By Miriam Díez i Bosch
VATICAN CITY, OCT. 21, 2008 (Zenit.org).- The Church is not distant from the communication age, but has participated in it from the start with «decision and courage,» says a Vatican official.
Archbishop Claudio Celli, president of the Pontifical Council for Social Communications, spoke about the Church and the media world at an Oct. 14 event in Rome to celebrate the signing of an agreement between the company Telefónica and the Latin American bishops’ council.
Noting various such agreements that have made Church communication more effective, the archbishop said that the «objective of all this effort is not just reducing the costs of communication, which is in itself important. But we don’t forget that, in the midst of the information era, there are still an infinite number of communities and people who have difficulties in accessing and participating in the daily social dialogue established by the new technologies.
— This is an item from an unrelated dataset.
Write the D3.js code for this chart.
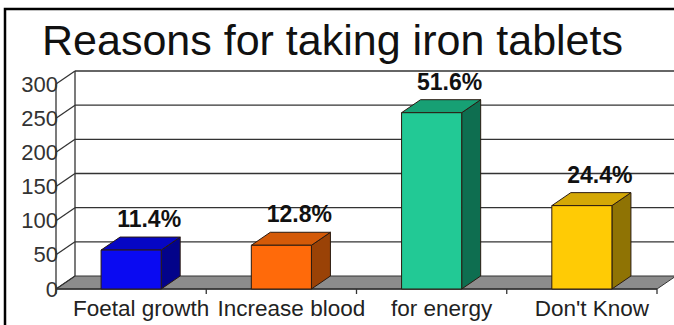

«To facilitate this access is to multiply the beneficiaries of the banquet of culture.»
In this regard, he recalled the words of Benedict XVI at a world congress for Catholic communication faculties last May: «It would be a tragedy for the future of humanity if the new instruments of communication, which permit the sharing of knowledge and information in a more rapid and effective manner, were not made accessible to those who are already economically and socially marginalized, or if it would contribute only to increasing the gap that separates those people from the new network that is developing at the service of human socialization, of information and of understanding.»
Archbishop Celli affirmed that the agreement with Telefónica would be most successful when it achieves the «inclusion of underprivileged communities, which also have a lot to communicate.»
«The objective of all communication in the heart of the Church is to generate a greater environment of communion and mutual service, in accord with the Gospel spirit,» he added. «An authentic living of communion becomes leaven in the dough, and increases the Church’s credibility when it proclaims the good news of the Lord in the pluralistic society of today.»